According to Kansas State law (Kan. Stat. Ann. § 58-2559) if the landlord doesn’t provide habitable housing under the local building code and state housing codes, a court may conclude that the tenant has been “constructively evicted”.
This means that the landlord by supplying unlivable housing has for all practical purposes “evicted” the tenant. After this, the tenant has no further responsibility for the rent.
Although there is no required mold disclosure form in Kansas State, the law does state that a landlord is required to maintain the property in a safe and habitable condition that complies with all local health and building codes.
Landlord’s responsibility to keep the apartment habitable
There are a few reasonable actions that must be undertaken by the landlord in order to keep the apartment in habitable condition:
- Clean and safe common areas with available thrash disposal;
- Working utility connections;
- All plumbing, heating, electrical, ventilation, water, and air-conditioning systems in the home;
- Safe and working appliances if offered with a rental.
What type of repairs is the tenant responsible for in Kansas State?
The statute about the duties of tenants, 58-2555, rules that a tenant is required to maintain their rental unit in a clean and safe condition. All plumbing and electrical appliances must be reasonably used and kept as clean as possible. Tenants are also responsible for any damages done to the premises.
Tenant rights in Kansas State due to mold
It is very important to document the mold problem when mold appears. Few more things you should do when mold has taken over the apartment:
- Take pictures of visible mold growth on walls and floors. A picture can be worth a thousand words if you need to prove that there is mold in your apartment;
- If you or your landlord run any mold testing document the results;
- Check for prior traces of mold in the apartment and contact previous renters and find out if they have had mold problems;
- Find legal assistance if you want to get out of your lease.
Sometimes tenants are free to break their lease because of mold problems if they can show strong proof that the mold poses an “imminent threat” to health.
On the other hand, if a tenant decides to stay in the lease it is up to the landlord to resolve the problem. The landlord must hire experts and resolve all moisture issues that may have caused the existing mold.
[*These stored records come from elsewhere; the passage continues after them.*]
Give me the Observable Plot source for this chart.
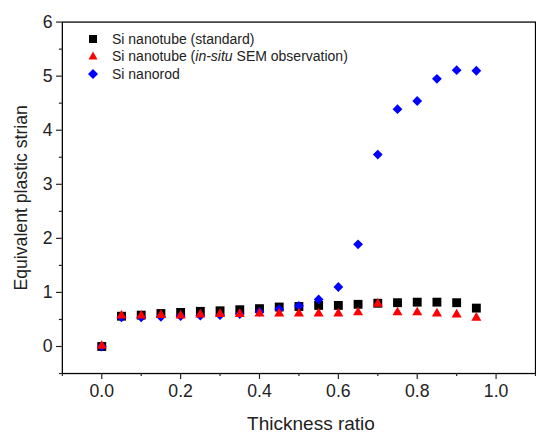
<!DOCTYPE html>
<html>
<head>
<meta charset="utf-8">
<script src="https://cdn.jsdelivr.net/npm/d3@7"></script>
<script src="https://cdn.jsdelivr.net/npm/@observablehq/plot@0.6"></script>
<style>
  html, body { margin: 0; padding: 0; background: white; }
  #wrap { position: relative; width: 536px; height: 435px; overflow: hidden; font-family: "Liberation Sans", Arial, sans-serif; }
  #legend { position: absolute; left: 84px; top: 30px; font-size: 14px; color: #222; }
  #legend .row { display: flex; align-items: center; height: 17.5px; }
  #legend svg { width: 18px; height: 14px; margin-right: 10px; }
  #xtitle { position: absolute; left: 211px; width: 200px; top: 414px; text-align: center; font-size: 19px; color: #222; line-height: 20px; }
</style>
</head>
<body>
<div id="wrap">
  <div id="legend">
    <div class="row"><svg viewBox="0 0 18 14"><rect x="5" y="3" width="8" height="8" fill="#000"/></svg><span>Si nanotube (standard)</span></div>
    <div class="row"><svg viewBox="0 0 18 14"><polygon points="9,2.5 13.5,10.5 4.5,10.5" fill="#ff0000"/></svg><span>Si nanotube (<i>in-situ</i> SEM observation)</span></div>
    <div class="row"><svg viewBox="0 0 18 14"><polygon points="9,2 14,7 9,12 4,7" fill="#0000ff"/></svg><span>Si nanorod</span></div>
  </div>
  <div id="xtitle">Thickness ratio</div>
</div>
<script>
const thickness = [0, 0.05, 0.10, 0.15, 0.20, 0.25, 0.30, 0.35, 0.40, 0.45, 0.50, 0.55, 0.60, 0.65, 0.70, 0.75, 0.80, 0.85, 0.90, 0.95];
const nanotubeStandard = [0.00, 0.56, 0.58, 0.61, 0.63, 0.65, 0.66, 0.68, 0.70, 0.73, 0.74, 0.76, 0.76, 0.78, 0.80, 0.81, 0.82, 0.82, 0.81, 0.71];
const nanotubeInSitu = [0.01, 0.57, 0.57, 0.58, 0.57, 0.59, 0.60, 0.60, 0.61, 0.61, 0.61, 0.61, 0.61, 0.63, 0.79, 0.63, 0.63, 0.61, 0.59, 0.53];
const nanorod = [0.00, 0.54, 0.54, 0.55, 0.56, 0.57, 0.58, 0.60, 0.64, 0.69, 0.75, 0.87, 1.10, 1.89, 3.55, 4.39, 4.54, 4.95, 5.11, 5.10];

const xMajorTicks = [0, 0.2, 0.4, 0.6, 0.8, 1.0];
const xMinorTicks = [-0.1, 0.1, 0.3, 0.5, 0.7, 0.9, 1.1];
const yMajorTicks = [0, 1, 2, 3, 4, 5, 6];
const yMinorTicks = [-0.5, 0.5, 1.5, 2.5, 3.5, 4.5, 5.5];

const rows = (ys) => thickness.map((x, i) => ({x, y: ys[i]}));

const chart = Plot.plot({
  width: 546,
  height: 435,
  marginTop: 22,
  marginBottom: 55,
  marginLeft: 63,
  marginRight: 1,
  style: {fontFamily: "'Liberation Sans', Arial, sans-serif", fontSize: "18px", color: "#222", background: "white"},
  x: {domain: [-0.1, 1.1]},
  y: {domain: [-0.5, 6]},
  marks: [
    Plot.frame({stroke: "#000", strokeWidth: 1.3}),
    Plot.axisX(xMajorTicks, {tickSize: 6, tickPadding: 5, strokeWidth: 1.2, tickFormat: d3.format(".1f"), fontSize: 18, label: null}),
    Plot.axisX(xMinorTicks, {tickSize: 3, strokeWidth: 1.2, tickFormat: () => "", label: null}),
    Plot.axisY(yMajorTicks, {tickSize: 6, tickPadding: 4, strokeWidth: 1.2, fontSize: 18, tickFormat: d3.format("d"),
      label: "Equivalent plastic strian", labelAnchor: "center", labelArrow: "none", labelOffset: 49}),
    Plot.axisY(yMinorTicks, {tickSize: 3, strokeWidth: 1.2, tickFormat: () => "", label: null}),
    Plot.dot(rows(nanotubeStandard), {x: "x", y: "y", symbol: "square", r: 5.1, fill: "#000", stroke: "none"}),
    Plot.dot(rows(nanorod), {x: "x", y: "y", symbol: "diamond2", r: 4.5, fill: "#0000ff", stroke: "none"}),
    Plot.dot(rows(nanotubeInSitu), {x: "x", y: "y", symbol: "triangle", r: 3.8, fill: "#ff0000", stroke: "none"})
  ]
});
document.getElementById("wrap").prepend(chart);
</script>
</body>
</html>
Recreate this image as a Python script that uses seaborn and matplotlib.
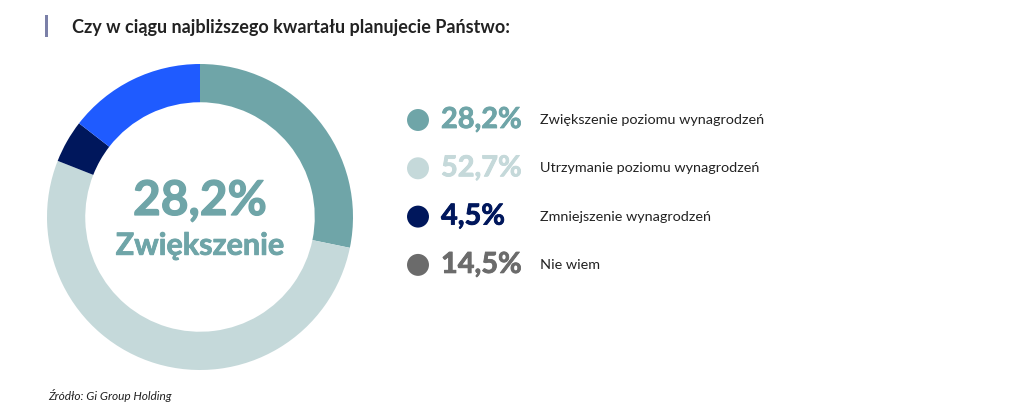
import matplotlib
matplotlib.use("Agg")
import matplotlib.pyplot as plt
import matplotlib.patheffects as pe
import seaborn as sns
import pandas as pd

categories = ["Zwiększenie poziomu wynagrodzeń", "Utrzymanie poziomu wynagrodzeń",
              "Zmniejszenie wynagrodzeń", "Nie wiem"]
values = [28.2, 52.7, 4.5, 14.5]
value_labels = ["28,2%", "52,7%", "4,5%", "14,5%"]
slice_colors = ["#6fa5a8", "#c5d9da", "#00175c", "#1f5bff"]
legend_colors = ["#6fa5a8", "#c5d9da", "#00175c", "#6b6b6b"]
title = "Czy w ciągu najbliższego kwartału planujecie Państwo:"
center_value = "28,2%"
center_label = "Zwiększenie"
source = "Źródło: Gi Group Holding"

sns.set_theme(style="white")
plt.rcParams["font.family"] = ["Lato", "DejaVu Sans"]

W, H = 1024, 418
fig = plt.figure(figsize=(W / 100, H / 100), dpi=100)
fig.patch.set_facecolor("white")


def heavy(color, lw):
    return [pe.withStroke(linewidth=lw, foreground=color)]


# Donut
cx, cy, half = 200, 217, 160
ax = fig.add_axes([(cx - half) / W, (H - cy - half) / H, 2 * half / W, 2 * half / H])
R = 153 / half
ax.pie(values, colors=slice_colors, startangle=90, counterclock=False, radius=R,
       wedgeprops=dict(width=R * 0.25, edgecolor="none"))
ax.set_xlim(-1, 1)
ax.set_ylim(-1, 1)
ax.set_aspect("equal")
ax.axis("off")
ax.text(0, 0.1, center_value, ha="center", va="center", fontsize=34.5, fontweight="bold",
        color=slice_colors[0], path_effects=heavy(slice_colors[0], 0.9))
ax.text(0, -0.18, center_label, ha="center", va="center", fontsize=22, fontweight="bold",
        color=slice_colors[0], path_effects=heavy(slice_colors[0], 0.6))

# Legend
step = 48.3
top = 120 - step / 2
lax = fig.add_axes([400 / W, (H - (top + 4 * step)) / H, 400 / W, 4 * step / H])
df = pd.DataFrame({"x": [18] * 4, "y": list(range(4)), "cat": categories})
sns.scatterplot(data=df, x="x", y="y", hue="cat", palette=legend_colors, s=250,
                edgecolor="none", legend=False, ax=lax)
lax.set_xlim(0, 400)
lax.set_ylim(3.5, -0.5)
lax.axis("off")
for i, (vl, cat) in enumerate(zip(value_labels, categories)):
    lax.text(41, i, vl, ha="left", va="center", fontsize=20.8, fontweight="bold",
             color=legend_colors[i], path_effects=heavy(legend_colors[i], 0.6))
    lax.text(140, i, cat, ha="left", va="center", fontsize=10.4, color="#222222")

# Title
fig.patches.append(plt.Rectangle((45 / W, 1 - 37 / H), 3 / W, 22 / H, transform=fig.transFigure,
                                 facecolor="#7b80a8", edgecolor="none"))
fig.text(72 / W, 1 - 27 / H, title, ha="left", va="center", fontsize=13,
         fontweight="bold", color="#222222")

fig.text(48 / W, 1 - 396 / H, source, ha="left", va="center", fontsize=8.6,
         style="italic", color="#222222")

fig.savefig("out.png", dpi=100, facecolor="white")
Resource: See all state mold laws
How long does the landlord have to fix the mold problem in Kansas State?
As soon as mold appears it needs to be addressed as soon as possible. The landlord has to act promptly when a written notice has been received.
Kansas law states that a landlord must make repairs in a reasonable amount of time, but doesn’t give a specific time frame. A tenant can give a 30-day written notice to quit their lease if the needed repairs are not made in 14 days of the landlord receiving such a notice.
Tenants can also move out without being responsible for future rent if the landlord does not perform the needed repairs.
When is the termination of the lease agreement justified in Kansas State?
In the following situations, you can move out of the apartment and break the lease before the rental agreement ends without penalty:
- Starting active military duty;
- The rental unit is unsafe;
- The landlord harasses or violates privacy rights.
Tenants relocation due to mold in Kansas State
The general rule is that the tenant needs to be relocated if the mold is severe enough to cause the apartment to be uninhabitable. If this is the case, landlords are usually required to remediate mold at their expense, unless the mold problem is caused by the tenant.
Who covers the costs of relocation will depend on the lease terms and the laws of the applicable jurisdiction.